SUMMARY OF CERTAIN INVENTIVE ASPECTS

In one aspect there is provided a method, comprising: receiving, by data processing hardware of a robot, a request for manipulating a target constrained object; receiving, from at least one sensor of the robot, perception data indicative of the target constrained object; receiving, by the data processing hardware, a semantic model of the target constrained object generated based on the perception data; determining, by the data processing hardware, a location for a robotic arm of the robot to interact with the target constrained object based on the semantic model and the request; and controlling, by the data processing hardware, the robotic arm to manipulate the target constrained object based on the location for the robotic arm to interact with the target constrained object.
In some embodiments, the target constrained object is constrained in at least one degree of freedom (DoF) of movement.

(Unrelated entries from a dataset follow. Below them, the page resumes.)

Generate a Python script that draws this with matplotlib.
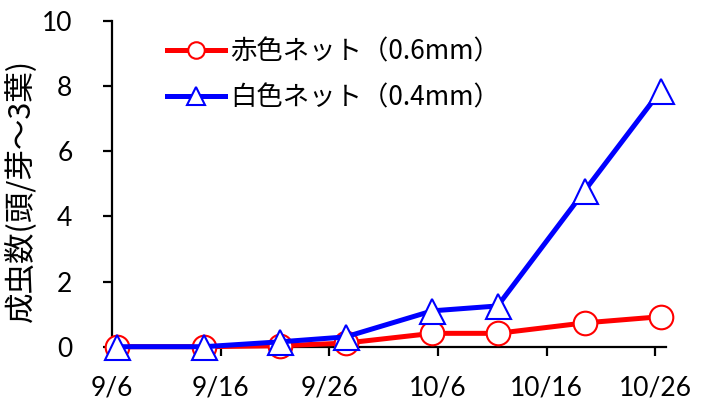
import matplotlib
matplotlib.use("Agg")
import matplotlib.pyplot as plt
import datetime as dt

# ---- data ----
dates = ['9/6', '9/14', '9/21', '9/27', '10/5', '10/11', '10/19', '10/26']
red_net = [0.0, 0.0, 0.03, 0.11, 0.41, 0.41, 0.73, 0.92]
white_net = [0.0, 0.0, 0.15, 0.30, 1.10, 1.25, 4.78, 7.85]
tick_labels = ['9/6', '9/16', '9/26', '10/6', '10/16', '10/26']
yticks = [0, 2, 4, 6, 8, 10]
series_names = ['赤色ネット（0.6mm）', '白色ネット（0.4mm）']
ylabel = '成虫数(頭/芽～3葉)'

def day_offset(s, base='9/6'):
    m, d = map(int, s.split('/'))
    bm, bd = map(int, base.split('/'))
    return (dt.date(2020, m, d) - dt.date(2020, bm, bd)).days

# Excel-style date axis: each point sits in the middle of its day slot
xs = [day_offset(d) + 0.5 for d in dates]
xt = [day_offset(t) for t in tick_labels]

cjk = ['Noto Sans CJK JP', 'DejaVu Sans']
plt.rcParams['font.family'] = cjk

fig = plt.figure(figsize=(7.01, 4.03), dpi=100)
ax = fig.add_axes([112/701, 1-346.7/403, (666-112)/701, (346.7-20.7)/403])

ax.plot(xs, red_net, color='#FF0000', lw=3.6, marker='o', ms=17,
        mfc='white', mec='#FF0000', mew=1.5, clip_on=False, zorder=3,
        label=series_names[0])
ax.plot(xs, white_net, color='#0000FF', lw=3.6, marker='^', ms=18,
        mfc='white', mec='#0000FF', mew=1.5, clip_on=False, zorder=4,
        label=series_names[1])

ax.set_xlim(0, 51)
ax.set_ylim(0, 10)
ax.set_xticks(xt)
ax.set_xticklabels(tick_labels)
ax.set_yticks(yticks)
ax.set_yticklabels([str(v) for v in yticks])
for lab in ax.get_xticklabels() + ax.get_yticklabels():
    lab.set_family(['Lato', 'DejaVu Sans'])
    lab.set_fontsize(19)

for s in ['top', 'right']:
    ax.spines[s].set_visible(False)
for s in ['left', 'bottom']:
    ax.spines[s].set_linewidth(1.6)
    ax.spines[s].set_color('black')
ax.tick_params(axis='both', direction='out', length=6.5, width=1.6, color='black')
ax.tick_params(axis='y', pad=22)
ax.tick_params(axis='x', pad=14)
ax.xaxis.get_major_ticks()[0].tick1line.set_visible(False)

fig.text(20/701, 1-190/403, ylabel, rotation=90, ha='center', va='center',
         fontsize=22, family=cjk)

leg = ax.legend(loc='upper left', bbox_to_anchor=(167/701, 1-38/403),
                bbox_transform=fig.transFigure, frameon=False, fontsize=19,
                handlelength=2.2, handletextpad=0.2, labelspacing=0.72,
                borderpad=0, borderaxespad=0, markerscale=0.7, numpoints=1)

fig.savefig('out.png', dpi=100, facecolor='white')
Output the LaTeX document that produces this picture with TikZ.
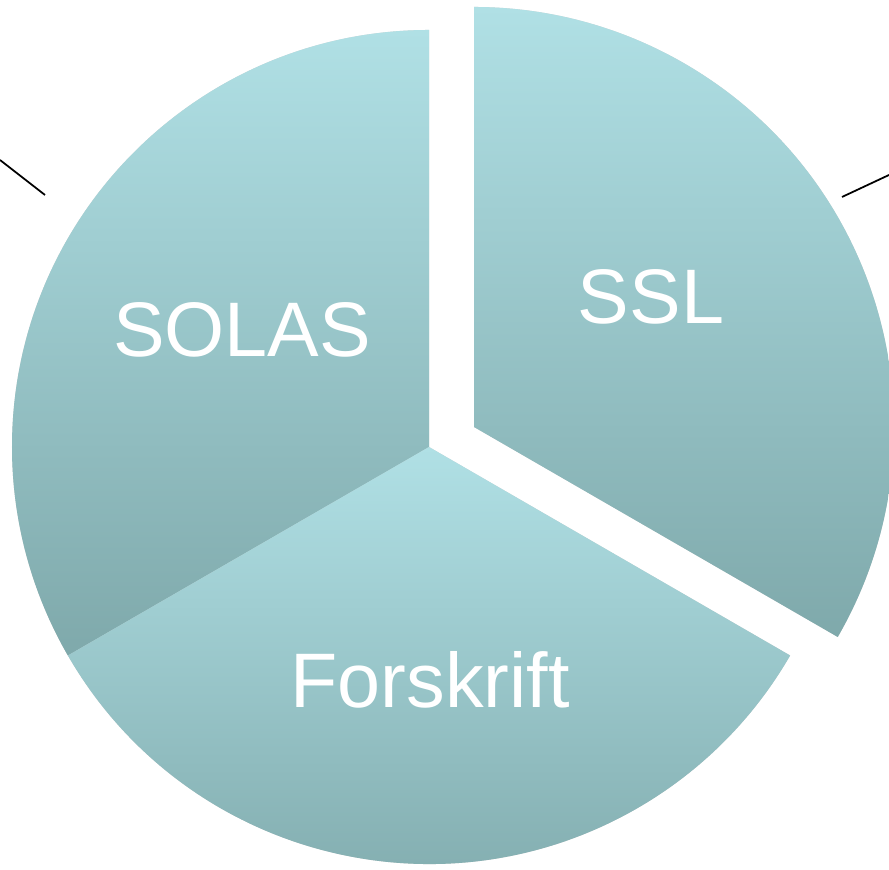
\documentclass[tikz,border=0pt]{standalone}
\usepackage{fontspec}
\setmainfont{Liberation Sans}
\usepackage{tikz}

\definecolor{wedgetop}{HTML}{B0E0E5}
\definecolor{wedgebot}{HTML}{7FA9AB}

\begin{document}
\begin{tikzpicture}[
    wedge/.style={top color=wedgetop, bottom color=wedgebot},
    wedgeshadow/.style={fill=black, opacity=0.18},
    label/.style={text=white, font=\fontsize{22}{26}\selectfont}
  ]
		\useasboundingbox (0,0) rectangle (8.89,8.70);

		% centre of the pie and of the pulled-out piece
		\coordinate (c) at (4.29,4.23);
		\coordinate (e) at (4.74,4.43);

		% shadows
		\fill[wedgeshadow, shift={(0.03,-0.03)}] (c) -- ++(90:4.17) arc (90:210:4.17) -- cycle;
		\fill[wedgeshadow, shift={(0.03,-0.03)}] (c) -- ++(210:4.17) arc (210:330:4.17) -- cycle;
		\fill[wedgeshadow, shift={(0.03,-0.03)}] (e) -- ++(-30:4.20) arc (-30:90:4.20) -- cycle;

		% wedges
		\shade[wedge] (c) -- ++(90:4.17) arc (90:210:4.17) -- cycle;
		\shade[wedge] (c) -- ++(210:4.17) arc (210:330:4.17) -- cycle;
		\shade[wedge] (e) -- ++(-30:4.20) arc (-30:90:4.20) -- cycle;

		% labels
		\node[label] (solas) at (2.42,5.40) {SOLAS};
		\node[label] (ssl) at (6.51,5.73) {SSL};
		\node[label] (forskrift) at (4.30,1.90) {Forskrift};

		% stray lines at the edges
		\coordinate (l1) at (0,7.10);
		\coordinate (l2) at (0.45,6.75);
		\coordinate (r1) at (8.42,6.73);
		\coordinate (r2) at (8.89,6.95);
		\draw[line width=0.5pt] (l1) -- (l2);
		\draw[line width=0.5pt] (r1) -- (r2);
	\end{tikzpicture}
\end{document}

In some embodiments, the request comprises an indication of the target constrained object and an instruction for manipulating the target constrained object.
In some embodiments, the request includes natural language, the method further comprising: parsing the natural language using a large language model to generate an indication of the target constrained object and an instruction for manipulating the target constrained object.
In some embodiments, the method further comprises: displaying a camera view received from a camera of the robot on a screen of a remote device; and receiving the request as an input of the remote device.
In some embodiments, the method further comprises displaying, on the screen, a simulated movement of the target constrained object.
In some embodiments, receiving the semantic model comprises determining, by the data processing hardware, the semantic model by: identifying a graspable portion of the target constrained object within the perception data and identifying a location where the graspable portion is attached to a remainder of the target constrained object; identifying a plurality of axes of the target constrained object; identifying an axis of rotation of the target constrained object; and/or identifying an axis of the target constrained object that can be grasped.
In some embodiments, receiving the semantic model comprises determining, by the data processing hardware, the semantic model by: applying segmentation to the perception data to identify different portions of the target constrained object; and applying a computer vision algorithm to determine a set of principal axes of the target constrained object, identify where a handle is attached to a remainder of the target constrained object, and identify one or more other geometrical properties of the target constrained object.
In some embodiments, the method further comprises: determining a pose of the robotic arm for grasping the target constrained object based on the semantic model.
In some embodiments, the method further comprises: resolving one or more ambiguities in the pose of the robotic arm for grasping the target constrained object based on the semantic model, one or more limits associated with joints of the robotic arm, and/or capabilities of actuators of the robotic arm.
In some embodiments, the one or more ambiguities comprise whether a gripper of the robotic arm is flipped by 180 degrees and/or a plurality of poses of the robotic arm that are consistent with the location for the robotic arm to interact with the target constrained object.
In some embodiments, the method further comprises: determining a pose for the robot based on the location for the robotic arm to interact with the target constrained object, wherein controlling the robotic arm to manipulate the target constrained object is further based on the pose for the robot.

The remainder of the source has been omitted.